Beauty and the Beast

David Bowie once sang, “You can’t say no to the Beauty and the Beast.” He might have changed his tune if he’d lived to see the latest Disney extravaganza. Bill Condon’s live-action remake of Gary Trousdale and Kirk Wise’s Beauty and the Beast (1991), the high point of Disney’s animation renaissance, is as bloated, awkward, and aggressive as the cartoon feature is fleet and graceful.

Screenwriters Stephen Chbosky and Evan Spiliotopoulos have contributed revamps and additions that come off as heavy-handed editorial doodles. Belle (Emma Watson), the beautiful village bookworm, now invents a primitive washing machine to give herself more time to read, then scandalizes her neighbors with her advocacy of female education. I loved Watson in the Harry Potter films and in My Week with Marilyn and The Perks of Being a Wallflower (written and directed by Chbosky), but here she appears to have poured her passion into insuring the political correctness of her role. Pleasant and almost impossibly pretty, she occasionally gets off a mischievous delivery of a line or lyric or an instinctive gesture. She is funny when singing that she finds the Beast’s attractiveness “alarming,” and she is touching when she lifts her arms up shoulder-high to dance with him. But this Belle is more about Virtue than Wit—or Beauty.
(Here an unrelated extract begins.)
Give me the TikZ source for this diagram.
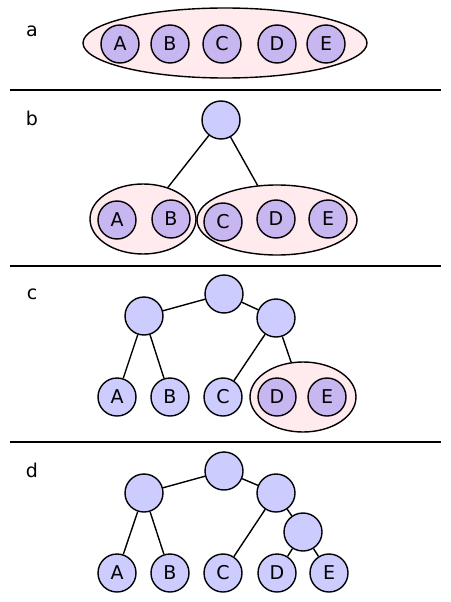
\documentclass[tikz,border=0pt]{standalone}
\usepackage{fontspec}
\setmainfont{DejaVu Sans}
\usetikzlibrary{shapes.geometric}
\definecolor{leaf}{RGB}{204,204,255}
\definecolor{inleaf}{RGB}{200,182,240}
\definecolor{grpfill}{RGB}{255,234,238}
\tikzset{
  vtx/.style={circle,draw,fill=leaf,minimum size=38pt,inner sep=0pt,line width=1.4pt,
    font=\fontsize{19}{19}\selectfont},
  gvtx/.style={vtx,fill=inleaf},
  grp/.style={ellipse,draw,fill=grpfill,line width=1.4pt,inner sep=0pt},
  lbl/.style={font=\fontsize{19}{19}\selectfont},
  edge/.style={line width=1.4pt}
}

\begin{document}
\begin{tikzpicture}[x=1pt,y=-1pt]
\useasboundingbox (0,0) rectangle (450,602);
% a
\node[lbl] (la) at (32,31) {a};
\node[grp,minimum width=284pt,minimum height=70pt] (ga) at (225,43) {};
\node[gvtx] (aA) at (120,44) {A};
\node[gvtx] (aB) at (170,44) {B};
\node[gvtx] (aC) at (222,44) {C};
\node[gvtx] (aD) at (277,44) {D};
\node[gvtx] (aE) at (326,44) {E};
\draw[edge] (10,90) -- (441,90);
% b
\node[lbl] (lb) at (32,118) {b};
\node[vtx] (br) at (221,120) {};
\node[grp,minimum width=106pt,minimum height=70pt] (gab) at (143,219) {};
\node[grp,minimum width=160pt,minimum height=70pt] (gcde) at (277,220) {};
\node[gvtx] (bA) at (117,220) {A};
\node[gvtx] (bB) at (171,219) {B};
\node[gvtx] (bC) at (223,222) {C};
\node[gvtx] (bD) at (276,219) {D};
\node[gvtx] (bE) at (328,219) {E};
\draw[edge] (br) -- (gab);
\draw[edge] (br) -- (gcde);
\draw[edge] (10,266) -- (441,266);
% c
\node[lbl] (lc) at (32,294) {c};
\node[vtx] (cr) at (224,294) {};
\node[vtx] (cl) at (144,316) {};
\node[vtx] (crr) at (276,318) {};
\node[vtx] (cA) at (117,397) {A};
\node[vtx] (cB) at (170,397) {B};
\node[vtx] (cC) at (223,397) {C};
\node[grp,minimum width=106pt,minimum height=70pt] (gde) at (303,397) {};
\node[gvtx] (cD) at (277,397) {D};
\node[gvtx] (cE) at (327,397) {E};
\draw[edge] (cr) -- (cl);
\draw[edge] (cr) -- (crr);
\draw[edge] (cl) -- (cA);
\draw[edge] (cl) -- (cB);
\draw[edge] (crr) -- (cC);
\draw[edge] (crr) -- (gde);
\draw[edge] (10,442) -- (441,442);
% d
\node[lbl] (ld) at (32,470) {d};
\node[vtx] (dr) at (224,471) {};
\node[vtx] (dl) at (144,493) {};
\node[vtx] (drr) at (276,493) {};
\node[vtx] (drrr) at (303,532) {};
\node[vtx] (dA) at (117,573) {A};
\node[vtx] (dB) at (170,573) {B};
\node[vtx] (dC) at (223,573) {C};
\node[vtx] (dD) at (277,573) {D};
\node[vtx] (dE) at (329,573) {E};
\draw[edge] (dr) -- (dl);
\draw[edge] (dr) -- (drr);
\draw[edge] (dl) -- (dA);
\draw[edge] (dl) -- (dB);
\draw[edge] (drr) -- (dC);
\draw[edge] (drr) -- (drrr);
\draw[edge] (drrr) -- (dD);
\draw[edge] (drrr) -- (dE);
\end{tikzpicture}
\end{document}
Gaston, the lout who wants to marry her, is not just a champion hunter but also a thickheaded war hero. Not even Luke Evans, who gives the most energetic and ebullient performance, can navigate Gaston’s change from comic-dramatic brute to militaristic bully as laid out in this film’s prosaic scenes. (Under Gaston’s influence, the village people turn on a dime, or a sou; until the clumsy circus-slapstick climax, they resemble the mobs in Blazing Saddles and Young Frankenstein played semi-straight.) The cartoon moves swiftly and confidently from romantic comedy to romantic melodrama because it stylizes everything beautifully and consistently. The animated Gaston has the granite jaw and gleaming choppers of Wally Wood’s “Superduperman” in Mad Magazine #4. One of the wittiest things in the cartoon is how his otherworldly perfect teeth contrast with the fangs of Belle’s true love, the Beast. A wonderful humanoid buffalo in the cartoon, convincingly menacing when he paces on all fours, yet with craggy, eloquent facial planes and prominent eyes, the Beast is now a smoothed-out big-horned sheep. His horns are his only commanding features.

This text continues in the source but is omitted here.